Introduction by the Chairwoman of the Compensation Committee
On behalf of the Board of Directors of GF and of the Compensation Committee, I am pleased to present the 2018 Compensation Report.
Although our shareholders approved the 2017 Compensation Report, but with a relatively weak majority, the year 2018 has been a year of intense dialogue. The Chairman of the Board and I consulted a significant number of shareholders and proxy advisors throughout 2018 to better understand their rational for their responses, both positive and negative, to GF’s LTI-Plan design.
During the reporting year, following last year’s amendments to the LTI-Plan and the introduction of a shareholding ownership guideline, the Board of Directors decided in December 2018 to amend the LTI-Plan once again, effective for the performance year 2019. The LTI-Plan design 2018 does not differ from the design 2017, as it would have contradicted an existing contractual commitment with the Executive Management by retroactively adjusting a running plan.
The LTI-Plan 2019 principles can be summarized as follows:
- –The performance conditions include Earnings per Share (EPS) as internal measure and relative Total Shareholder Return (rTSR) as external measure. Therefore, the performance criteria are well balanced in terms of both internal and external views. Most shareholders and proxy advisors support this approach.

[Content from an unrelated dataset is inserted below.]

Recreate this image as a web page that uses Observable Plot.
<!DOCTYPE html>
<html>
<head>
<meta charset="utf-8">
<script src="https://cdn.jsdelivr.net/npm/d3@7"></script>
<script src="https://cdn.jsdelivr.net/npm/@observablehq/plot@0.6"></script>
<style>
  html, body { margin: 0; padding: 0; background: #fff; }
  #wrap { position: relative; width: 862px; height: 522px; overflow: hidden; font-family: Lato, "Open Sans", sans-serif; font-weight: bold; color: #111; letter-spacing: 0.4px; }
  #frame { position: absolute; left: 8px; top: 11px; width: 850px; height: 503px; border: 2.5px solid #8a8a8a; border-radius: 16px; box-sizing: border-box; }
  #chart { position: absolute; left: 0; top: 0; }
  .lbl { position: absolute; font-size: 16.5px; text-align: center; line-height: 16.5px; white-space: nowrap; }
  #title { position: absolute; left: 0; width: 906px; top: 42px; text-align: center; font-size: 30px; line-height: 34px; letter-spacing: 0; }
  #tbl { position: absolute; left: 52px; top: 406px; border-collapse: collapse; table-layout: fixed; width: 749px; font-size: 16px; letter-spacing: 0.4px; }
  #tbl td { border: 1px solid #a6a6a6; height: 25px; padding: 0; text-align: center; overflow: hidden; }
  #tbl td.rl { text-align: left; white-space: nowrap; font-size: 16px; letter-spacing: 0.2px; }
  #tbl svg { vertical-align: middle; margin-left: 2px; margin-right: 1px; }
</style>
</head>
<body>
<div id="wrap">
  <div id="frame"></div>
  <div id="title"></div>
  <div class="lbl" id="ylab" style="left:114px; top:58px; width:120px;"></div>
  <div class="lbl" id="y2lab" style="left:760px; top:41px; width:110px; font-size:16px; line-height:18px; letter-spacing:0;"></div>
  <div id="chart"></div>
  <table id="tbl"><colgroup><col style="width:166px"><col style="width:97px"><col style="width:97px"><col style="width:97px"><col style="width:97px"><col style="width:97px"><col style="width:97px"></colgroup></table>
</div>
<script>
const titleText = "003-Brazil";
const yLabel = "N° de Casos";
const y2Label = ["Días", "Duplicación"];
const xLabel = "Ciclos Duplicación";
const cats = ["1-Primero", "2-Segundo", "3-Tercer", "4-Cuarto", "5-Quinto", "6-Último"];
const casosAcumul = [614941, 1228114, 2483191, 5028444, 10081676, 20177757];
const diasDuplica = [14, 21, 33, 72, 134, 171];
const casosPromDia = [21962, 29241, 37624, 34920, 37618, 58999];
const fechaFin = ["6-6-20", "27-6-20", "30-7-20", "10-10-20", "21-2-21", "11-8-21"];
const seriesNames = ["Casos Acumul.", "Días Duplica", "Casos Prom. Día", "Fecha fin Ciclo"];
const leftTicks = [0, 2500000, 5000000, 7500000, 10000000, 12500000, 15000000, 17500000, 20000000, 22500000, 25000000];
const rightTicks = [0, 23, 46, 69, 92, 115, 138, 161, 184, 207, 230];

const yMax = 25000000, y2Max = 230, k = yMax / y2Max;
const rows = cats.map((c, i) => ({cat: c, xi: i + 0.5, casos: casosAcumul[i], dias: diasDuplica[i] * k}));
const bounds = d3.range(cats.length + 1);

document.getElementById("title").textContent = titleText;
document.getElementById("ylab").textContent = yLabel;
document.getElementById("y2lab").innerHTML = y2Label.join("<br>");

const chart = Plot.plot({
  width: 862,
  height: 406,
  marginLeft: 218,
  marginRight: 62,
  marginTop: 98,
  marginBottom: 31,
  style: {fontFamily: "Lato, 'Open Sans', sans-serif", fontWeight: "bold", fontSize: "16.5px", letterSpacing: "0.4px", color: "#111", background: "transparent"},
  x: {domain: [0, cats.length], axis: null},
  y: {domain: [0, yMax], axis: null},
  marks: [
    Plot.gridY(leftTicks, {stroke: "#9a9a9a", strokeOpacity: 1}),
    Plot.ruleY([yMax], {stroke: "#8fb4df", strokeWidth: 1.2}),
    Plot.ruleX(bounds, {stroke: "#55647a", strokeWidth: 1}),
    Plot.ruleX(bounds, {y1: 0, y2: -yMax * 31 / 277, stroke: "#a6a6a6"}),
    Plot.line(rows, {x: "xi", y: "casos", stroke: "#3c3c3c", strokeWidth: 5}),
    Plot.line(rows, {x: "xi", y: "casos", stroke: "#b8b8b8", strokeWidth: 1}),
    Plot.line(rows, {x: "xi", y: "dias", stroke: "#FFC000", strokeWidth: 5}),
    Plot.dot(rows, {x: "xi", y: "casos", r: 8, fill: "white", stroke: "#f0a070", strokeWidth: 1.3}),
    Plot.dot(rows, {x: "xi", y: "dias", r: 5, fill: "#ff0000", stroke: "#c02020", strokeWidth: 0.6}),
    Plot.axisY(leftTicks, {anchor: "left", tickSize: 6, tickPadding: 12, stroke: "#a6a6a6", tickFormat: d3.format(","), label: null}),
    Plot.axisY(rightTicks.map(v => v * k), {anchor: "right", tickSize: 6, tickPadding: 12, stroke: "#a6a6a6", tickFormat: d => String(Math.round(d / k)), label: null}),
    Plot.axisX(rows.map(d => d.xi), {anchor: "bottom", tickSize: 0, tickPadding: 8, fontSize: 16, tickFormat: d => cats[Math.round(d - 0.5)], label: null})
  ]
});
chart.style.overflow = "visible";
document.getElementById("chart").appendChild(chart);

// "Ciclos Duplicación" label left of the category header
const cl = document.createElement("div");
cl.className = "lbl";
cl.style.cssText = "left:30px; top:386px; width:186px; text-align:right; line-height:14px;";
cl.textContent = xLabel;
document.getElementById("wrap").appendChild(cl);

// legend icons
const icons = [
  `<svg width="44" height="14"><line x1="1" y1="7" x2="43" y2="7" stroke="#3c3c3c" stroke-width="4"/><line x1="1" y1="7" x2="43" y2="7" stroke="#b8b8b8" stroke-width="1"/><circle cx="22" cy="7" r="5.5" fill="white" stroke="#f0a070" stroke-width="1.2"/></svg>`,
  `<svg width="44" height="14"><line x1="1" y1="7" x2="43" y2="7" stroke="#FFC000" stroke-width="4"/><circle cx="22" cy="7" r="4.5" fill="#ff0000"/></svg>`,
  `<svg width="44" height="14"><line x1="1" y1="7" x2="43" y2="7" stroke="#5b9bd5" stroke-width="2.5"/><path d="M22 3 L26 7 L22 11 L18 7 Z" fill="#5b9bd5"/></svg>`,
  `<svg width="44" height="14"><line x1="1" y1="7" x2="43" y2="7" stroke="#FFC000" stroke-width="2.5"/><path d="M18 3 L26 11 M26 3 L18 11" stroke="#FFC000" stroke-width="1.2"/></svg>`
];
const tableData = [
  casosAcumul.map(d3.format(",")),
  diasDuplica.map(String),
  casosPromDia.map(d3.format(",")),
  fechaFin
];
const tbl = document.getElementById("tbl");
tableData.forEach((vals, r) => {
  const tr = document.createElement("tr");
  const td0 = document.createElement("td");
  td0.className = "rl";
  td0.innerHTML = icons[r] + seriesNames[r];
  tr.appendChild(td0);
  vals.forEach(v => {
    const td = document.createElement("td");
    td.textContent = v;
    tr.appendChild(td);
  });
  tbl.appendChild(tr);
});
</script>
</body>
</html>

- –The EPS value targets have been reviewed and are now better aligned with GF’s ambitious Strategy 2020.
- –The rTSR targets continue to be linked to the SMI-Mid; however, the focus will be on performance at and above median, so there will be no payout below median performance.

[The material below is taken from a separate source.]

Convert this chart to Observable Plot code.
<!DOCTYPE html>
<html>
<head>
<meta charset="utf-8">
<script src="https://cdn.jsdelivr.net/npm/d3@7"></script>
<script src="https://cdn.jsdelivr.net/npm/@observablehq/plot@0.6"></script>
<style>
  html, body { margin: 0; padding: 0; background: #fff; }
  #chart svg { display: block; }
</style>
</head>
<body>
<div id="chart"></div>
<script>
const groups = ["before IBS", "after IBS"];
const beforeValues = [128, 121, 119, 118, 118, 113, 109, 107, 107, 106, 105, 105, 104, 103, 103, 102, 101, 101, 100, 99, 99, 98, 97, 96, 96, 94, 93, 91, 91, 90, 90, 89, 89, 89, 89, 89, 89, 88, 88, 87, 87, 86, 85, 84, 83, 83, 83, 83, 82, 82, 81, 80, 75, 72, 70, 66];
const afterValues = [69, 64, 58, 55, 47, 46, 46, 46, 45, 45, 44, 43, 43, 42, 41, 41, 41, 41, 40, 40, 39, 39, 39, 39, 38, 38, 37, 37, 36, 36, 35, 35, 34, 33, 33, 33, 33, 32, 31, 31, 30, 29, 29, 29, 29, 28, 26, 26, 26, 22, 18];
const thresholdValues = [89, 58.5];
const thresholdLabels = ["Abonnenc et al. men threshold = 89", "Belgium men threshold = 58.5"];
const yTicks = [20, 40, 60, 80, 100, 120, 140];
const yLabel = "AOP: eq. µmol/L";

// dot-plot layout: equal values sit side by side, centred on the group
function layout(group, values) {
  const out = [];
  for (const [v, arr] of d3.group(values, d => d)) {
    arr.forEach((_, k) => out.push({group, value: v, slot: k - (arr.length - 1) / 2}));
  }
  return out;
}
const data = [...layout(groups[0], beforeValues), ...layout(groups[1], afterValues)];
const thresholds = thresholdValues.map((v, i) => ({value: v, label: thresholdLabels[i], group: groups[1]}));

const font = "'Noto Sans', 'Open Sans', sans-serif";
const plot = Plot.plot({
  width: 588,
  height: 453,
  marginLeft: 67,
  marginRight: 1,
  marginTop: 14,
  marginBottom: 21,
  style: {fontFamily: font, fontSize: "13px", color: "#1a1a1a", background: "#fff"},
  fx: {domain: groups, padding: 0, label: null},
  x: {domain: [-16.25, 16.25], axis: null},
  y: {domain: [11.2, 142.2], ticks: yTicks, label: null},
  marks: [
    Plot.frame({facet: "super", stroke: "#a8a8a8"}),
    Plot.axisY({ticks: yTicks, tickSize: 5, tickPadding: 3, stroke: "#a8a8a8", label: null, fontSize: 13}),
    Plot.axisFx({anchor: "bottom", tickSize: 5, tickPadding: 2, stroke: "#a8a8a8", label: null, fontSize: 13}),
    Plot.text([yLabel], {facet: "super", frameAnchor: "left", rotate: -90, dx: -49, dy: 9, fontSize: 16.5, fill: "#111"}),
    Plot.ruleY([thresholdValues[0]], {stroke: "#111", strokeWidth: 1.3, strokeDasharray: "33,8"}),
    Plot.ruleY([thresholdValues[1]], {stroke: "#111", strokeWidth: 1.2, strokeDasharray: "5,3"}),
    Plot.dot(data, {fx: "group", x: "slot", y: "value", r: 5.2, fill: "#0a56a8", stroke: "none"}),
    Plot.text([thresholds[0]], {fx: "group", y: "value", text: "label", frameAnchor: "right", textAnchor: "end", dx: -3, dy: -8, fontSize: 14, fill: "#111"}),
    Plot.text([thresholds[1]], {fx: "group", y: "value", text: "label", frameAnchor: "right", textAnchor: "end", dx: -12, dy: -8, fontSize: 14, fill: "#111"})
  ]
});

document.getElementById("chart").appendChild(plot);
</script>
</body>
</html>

Further details of the plan can be found in the chapter Changes for the Business Year 2019.
The Board of Directors trusts that the changes made to the LTI-Plan fulfill our shareholders’ expectations as they take into account their latest feedbacks.
As last year, the compensation report for 2018 provides an Executive Summary. In the chapter, Compensation structure you will find the Key Performance Indicators GF selected for the variable compensation elements and their rational. All other content does not differ from previous years’ and continues to provide a high level of transparency.
At the upcoming Annual Shareholders’ Meeting, we will ask you to approve, as last year, prospectively in a binding vote the maximum calculated amounts of compensation for the Board of Directors until the next Annual Shareholders’ Meeting, and the maximum calculated amount of compensation for the Executive Committee for the next business year. Further, you will have the opportunity to express your opinion on the Compensation Report in a consultative vote.
Looking ahead, we will continue to assess and review our compensation structure to ensure that it continues to fulfill its purpose in the evolving context in which GF operates and is aligned with the interests of our shareholders. However, we also hope to stabilize the remuneration structure for our Executive Committee until the new Strategy phase 2021 – 2025. At that point in time, the intention will be to review the remuneration system once more in depth and possibly align it with market trends in management compensation.
We trust that you will find this report interesting and informative.